Looking Back at Yesterday's Hits Once the Popcorn Settles

The Ghost Story of Mary Surratt

Today we bring you a ghost story.  A little odd for mid July, but timely in its own context.  A good story to tell amongst your regulars.

Now, when it comes to regulars, there are many you love, and some you cannot stand.  They’re the folks who love the culture, the climate, the location of your bar.  They bring you business, they give you stories.  Some good, some bad.  But no one has had worse luck in their regulars than Mary Surratt.

Now, your regulars may know Mary Surratt’s place.  They may have eaten there.  They may have passed by in the wee hours.  It’s a little house on H street, right in the thick of Chinatown.  They may have felt, as they passed, a chill run down their spines.  They may have seen a woman upstairs, in antebellum attire.  They may have heard the sound of chains.

Whatever the case, you can tell them, this was the boarding house of Mary Surratt, one of the most controversial victims of the Civil War.  Hanged as a conspirator in the assassination of Lincoln, her death reads like a moment out of Julius Caesar.

In the play, a poet is torn limb from limb by the mob, torn for the mob’s fury at the death of their ruler. The poet is slain for his performance, his bad verses.

In real life, the woman, a tavern keep and landlady, was tried and executed for being an auditor, a hostess.  Mary Surratt was hanged on July 7, 1865.  And you may say she was innocent, that she was convicted on the consistency of her regulars.

In many ways, Mary Surratt was an everyman. Life happened to her. A Catholic who married young, Mary found herself paired with a complex man.  Her husband, John, made money selling land and building property.  He lost it to drink, to debts, and for his frustrations, became violent. What was more, John was a southern sympathizer.  The tavern he built in Maryland became a safehouse for confederate soldiers.  Dangerous regulars in a union state.

John’s life would be a swing of ups and downs, building his debts, then squashing them, and building a small town by the name of Surrattsville.  Eventually, he used his means to purchase a townhouse on H street in Washington, DC. John’s luck ran out at the end of August, 1862, when he died of a stroke.

Mary moved to the townhouse on H street, tired of managing all of her husband’s properties, and moved in with her daughter and son.  It was 1864, and the civil war had ended. But for Mary, the real trouble was about to begin.  Mary’s son had taken up with Conspirators, among them John Adzerot, Lewis Powell, and David Herold, and one John Wilkes Booth.   These became Mary’s regulars.

After the Lincoln assassination, authorities local and federal would visit Mary’s boarding house.  Due to the items they found there, likely stored by the conspirators, Mary was arrested.
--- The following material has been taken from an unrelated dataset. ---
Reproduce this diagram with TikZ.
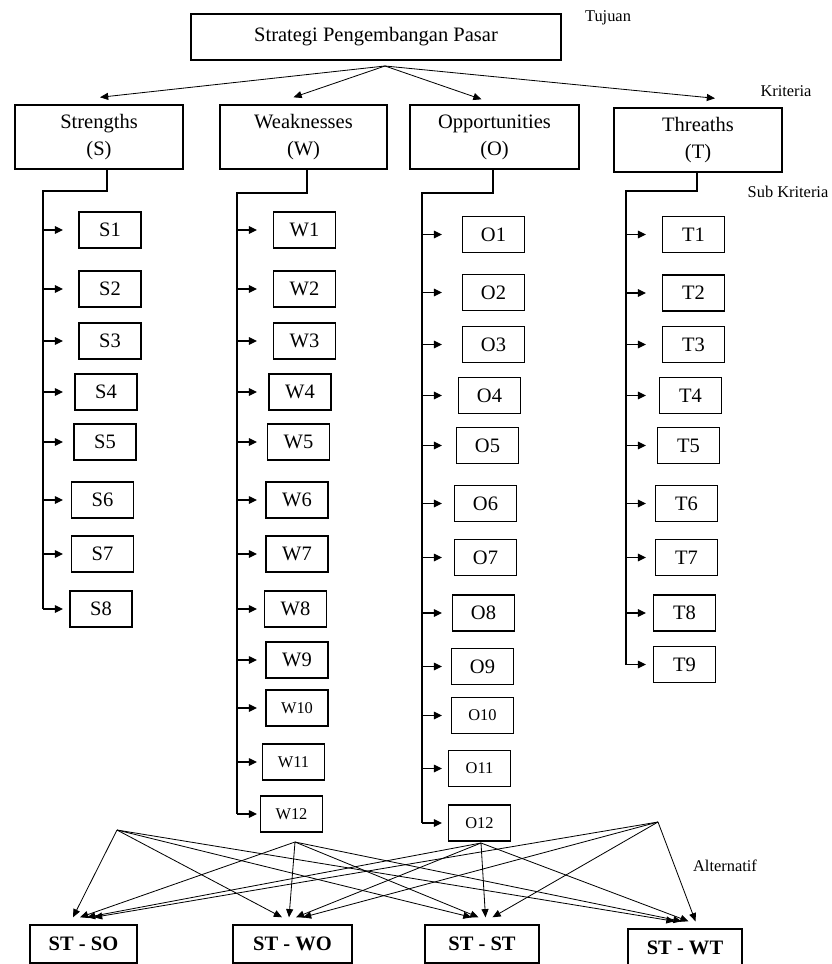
\documentclass[tikz,border=0pt]{standalone}
\usepackage{fontspec}
\setmainfont{Liberation Serif}
\usetikzlibrary{arrows.meta, calc}
\newdimen\px \px=0.03cm
\newcommand{\smallsub}{\fontsize{14}{16}\selectfont}
\tikzset{
  box/.style={draw, line width=1.2pt, align=center, inner sep=0pt, font=\fontsize{17.5}{23}\selectfont},
  critbox/.style={box, minimum width=168\px, minimum height=64\px},
  subbox/.style={box, minimum width=62\px, minimum height=36\px},
  altbox/.style={box, minimum height=38\px, font=\fontsize{17.5}{19}\selectfont\bfseries},
  link/.style={line width=1pt},
  arrow/.style={-{Triangle[length=7pt, width=6.5pt]}, line width=1pt},
  fanarrow/.style={-{Triangle[length=7pt, width=6pt]}, line width=0.7pt},
  note/.style={font=\fontsize{14}{16}\selectfont},
}

\begin{document}
\begin{tikzpicture}[x=0.03cm, y=-0.03cm]
  \useasboundingbox (0,0) rectangle (831,964);
  % tujuan
  \node[box, minimum width=370\px, minimum height=46\px] (goal) at (376,37) {Strategi Pengembangan Pasar};
  \node[note] (tujuan) at (608,18) {Tujuan};
  % kriteria
  \node[critbox] (critS) at (99,137) {Strengths\\(S)};
  \node[critbox, minimum width=167\px] (critW) at (303.5,137) {Weaknesses\\(W)};
  \node[critbox, minimum width=169\px] (critO) at (494.5,137) {Opportunities\\(O)};
  \node[critbox] (critT) at (698,140) {Threaths\\(T)};
  \node[note] (kriteria) at (786,91) {Kriteria};
  \node[note] (subkriteria) at (788,192) {Sub Kriteria};
  \coordinate (fan) at (385,66);
  \draw[fanarrow] (fan) -- ($(critS.north)+(1,-7)$);
  \draw[fanarrow] (fan) -- ($(critW.north)+(-10,-7)$);
  \draw[fanarrow] (fan) -- ($(critO.north)+(-13,-5)$);
  \draw[fanarrow] (fan) -- ($(critT.north)+(17,-9)$);
  % sub kriteria
  \foreach \n/\x/\y in {1/110/230, 2/110/289, 3/110/341, 4/106/392, 5/105/442, 6/102.5/500, 7/102.5/554, 8/101/609}
    \node[subbox] (S\n) at (\x,\y) {S\n};
  \foreach \n/\x/\y in {1/304.5/230, 2/304.5/289, 3/304.5/341, 4/300/392, 5/298.5/442, 6/297/500, 7/297/554, 8/295.5/609, 9/297/660, 10/297/708, 11/293.5/762, 12/291.5/814}
    \node[subbox] (W\n) at (\x,\y) {\ifnum\n>9\smallsub\fi W\n};
  \foreach \n/\x/\y in {1/493.5/234.5, 2/493.5/292.5, 3/493.5/344.5, 4/489.5/395.5, 5/487.5/445.5, 6/485.5/503.5, 7/485.5/557.5, 8/483.5/613, 9/482.5/666.5, 10/482.5/715.5, 11/479.5/768.5, 12/479.5/823}
    \node[subbox] (O\n) at (\x,\y) {\ifnum\n>9\smallsub\fi O\n};
  \foreach \n/\x/\y in {1/693.5/234.5, 2/693.5/293, 3/693.5/344.5, 4/690.5/395.5, 5/688.5/445.5, 6/686.5/503.5, 7/686.5/557.5, 8/684.5/613, 9/684.5/664.5}
    \node[subbox] (T\n) at (\x,\y) {T\n};
  \coordinate (lineS) at (43,191);
  \coordinate (lineW) at (237,193);
  \coordinate (lineO) at (422,193);
  \coordinate (lineT) at (626,191);
  \draw[link] ($(critS.south)+(8,0)$) |- (lineS) -- (lineS |- S8.west);
  \draw[link] ($(critW.south)+(3.5,0)$) |- (lineW) -- (lineW |- W12.west);
  \draw[link] ($(critO.south)+(-1.5,0)$) |- (lineO) -- (lineO |- O12.west);
  \draw[link] ($(critT.south)+(-1,0)$) |- (lineT) -- (lineT |- T9.west);
  \foreach \n in {1,...,8} \draw[arrow] (lineS |- S\n.west) -- ++(20,0);
  \foreach \n in {1,...,12} \draw[arrow] (lineW |- W\n.west) -- ++(20,0);
  \foreach \n in {1,...,12} \draw[arrow] (lineO |- O\n.west) -- ++(20,0);
  \foreach \n in {1,...,9} \draw[arrow] (lineT |- T\n.west) -- ++(20,0);
  % alternatif
  \node[altbox, minimum width=107\px] (altSO) at (83.5,944) {ST - SO};
  \node[altbox, minimum width=119\px] (altWO) at (292.5,944) {ST - WO};
  \node[altbox, minimum width=114\px] (altST) at (482,944) {ST - ST};
  \node[altbox, minimum width=114\px] (altWT) at (685,948) {ST - WT};
  \node[note] (alternatif) at (725,866) {Alternatif};
  \coordinate (srcS) at (117,830);
  \coordinate (srcW) at (295,842);
  \coordinate (srcO) at (481,843);
  \coordinate (srcT) at (658,822);
  \foreach \s [count=\i] in {srcS,srcW,srcO,srcT}
    \foreach \a in {altSO,altWO,altST,altWT}
      \draw[fanarrow] (\s) -- ($(\a.north)+({(\i-2.5)*7},-7)$);
\end{tikzpicture}
\end{document}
Among the eight persons tried simultaneously, Mary’s case was found to be the most controversial.  On one hand, she must have heard the conspirator’s stories, she must have known their plot.  On the other hand, the main witnesses in the case against her were a drunkard and a liar, and all evidence against her was circumstantial.  Nevertheless, she was convicted of abetting, aiding, concealing, counseling, and harboring the seven men in court beside her.

Even as she was about to be hanged, one her regulars pleaded her innocence.  Nevertheless, her feet floated as high as his.  It was July 7, 1865.

In the weeks after her appearance, there were sightings of her ghost at the boarding house and at her tavern.  People said they heard the sound of chains.  Who is to say if Mary felt vengeful, or if, perhaps, everyone just felt a bit guilty?

Whatever the case, as you chit chat with your regulars, or about them, count your blessings.  Well behaved, poorly behaved, humorous or hectic, they never brought you half so much trouble as the regulars of Mary Surratt.